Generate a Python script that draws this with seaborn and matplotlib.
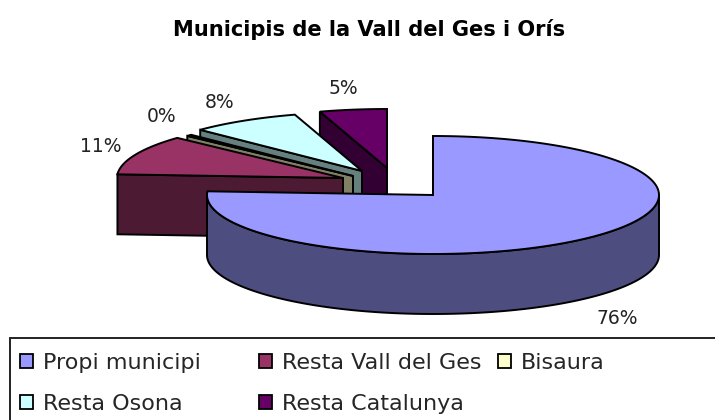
import numpy as np
import matplotlib
matplotlib.use("Agg")
import matplotlib.pyplot as plt
from matplotlib.patches import Rectangle
import seaborn as sns

# Data
categories = ["Propi municipi", "Resta Vall del Ges", "Bisaura", "Resta Osona", "Resta Catalunya"]
values = [76.0, 10.9, 0.4, 7.9, 4.8]
title = "Municipis de la Vall del Ges i Orís"

# Styles
top_colors = ["#9999FF", "#993366", "#FFFFCC", "#CCFFFF", "#660066"]
side_colors = ["#4D4D80", "#4D1A33", "#808066", "#668080", "#330033"]
apex_positions = [(433, 195), (343, 178), (353, 176), (362, 171), (387, 168)]
label_positions = [(617, 319), (101, 146), (162, 116), (220, 102), (343, 89)]
legend_columns = [(20, [0, 3]), (259, [1, 4]), (498, [2])]
RX, RY, DEPTH = 226, 59, 60
FONT = "DejaVu Sans"

sns.set_theme(style="white")
plt.rcParams["font.family"] = [FONT]

fig = plt.figure(figsize=(7.15, 4.2), dpi=100, facecolor="white")
ax = fig.add_axes([0, 0, 1, 1])
ax.set_xlim(0, 715)
ax.set_ylim(420, 0)
ax.axis("off")

# Clockwise angles from 12 o'clock
fractions = np.array(values) / np.sum(values)
ends = np.cumsum(fractions) * 2 * np.pi
starts = ends - fractions * 2 * np.pi


def rim(ap, a):
    return ap[0] + RX * np.sin(a), ap[1] - RY * np.cos(a)


def draw_slice(i):
    ap = apex_positions[i]
    a0, a1 = starts[i], ends[i]
    # Cut face along the starting edge
    sx, sy = rim(ap, a0)
    ax.fill([ap[0], sx, sx, ap[0]], [ap[1], sy, sy + DEPTH, ap[1] + DEPTH],
            fc=side_colors[i], ec="black", lw=1.4, joinstyle="miter")
    # Visible outer wall (front half of the ellipse)
    f0, f1 = max(a0, np.pi / 2), min(a1, 3 * np.pi / 2)
    if f1 > f0:
        t = np.linspace(f0, f1, 120)
        x, y = rim(ap, t)
        ax.fill(np.r_[x, x[::-1]], np.r_[y, y[::-1] + DEPTH],
                fc=side_colors[i], ec="black", lw=1.4, joinstyle="round")
    # Top face
    t = np.linspace(a0, a1, 200)
    x, y = rim(ap, t)
    ax.fill(np.r_[ap[0], x], np.r_[ap[1], y],
            fc=side_colors[i] if fractions[i] < 0.01 else top_colors[i],
            ec="black", lw=1.4, joinstyle="miter")


for i in [4, 3, 2, 1, 0]:
    draw_slice(i)

for v, (x, y) in zip(values, label_positions):
    ax.text(x, y, f"{v:.0f}%", ha="center", va="center", fontsize=13.5, color="#222222")

ax.text(369, 29, title, ha="center", va="center", fontsize=15.1, fontweight="bold", color="black")

# Legend frame runs off the right and bottom edges of the picture
ax.add_patch(Rectangle((10, 338), 720, 100, fc="white", ec="#222222", lw=1.4, zorder=3))

handles = [Rectangle((0, 0), 1, 1, fc=c, ec="black", lw=1.3) for c in top_colors]
for x0, members in legend_columns:
    leg = ax.legend([handles[i] for i in members], [categories[i] for i in members],
                    frameon=False, loc="upper left",
                    bbox_to_anchor=(x0 / 715, 1 - 353 / 420), borderaxespad=0, borderpad=0,
                    fontsize=16, handlelength=0.58, handleheight=0.58, handletextpad=0.45,
                    labelspacing=0.95)
    leg.set_zorder(4)
    ax.add_artist(leg)
    ax.legend_ = None

fig.savefig("out.png", dpi=100)
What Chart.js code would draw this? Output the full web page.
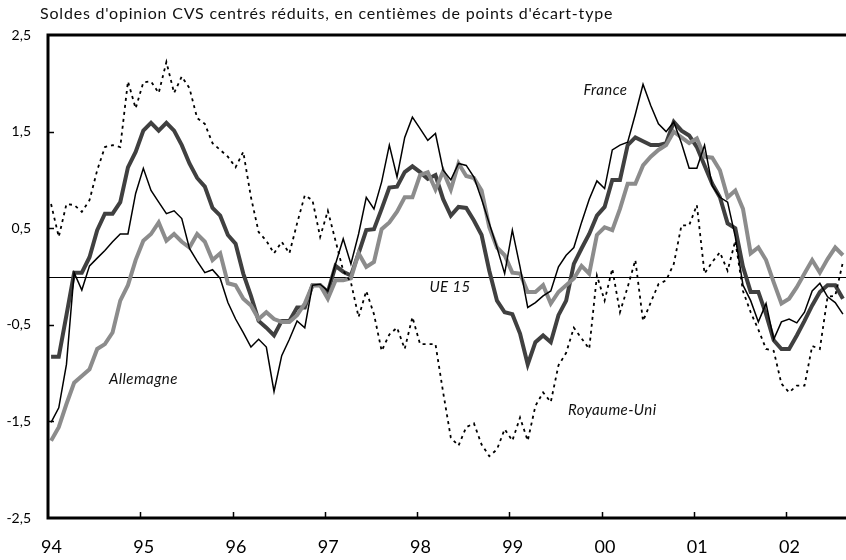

What you have to do ->
Write out exactly the opening lines of the data, stopping after the line that holds "la Vall del". Exclude pictures.

Written answer ->
Generate a Python script that draws this with seaborn and matplotlib.
import numpy as np
import matplotlib
matplotlib.use("Agg")
import matplotlib.pyplot as plt
from matplotlib.patches import Rectangle
import seaborn as sns

# Data
categories = ["Propi municipi", "Resta Vall del Ges", "Bisaura", "Resta Osona", "Resta Catalunya"]
values = [76.0, 10.9, 0.4, 7.9, 4.8]
title = "Municipis de la Vall del Ges i Orís"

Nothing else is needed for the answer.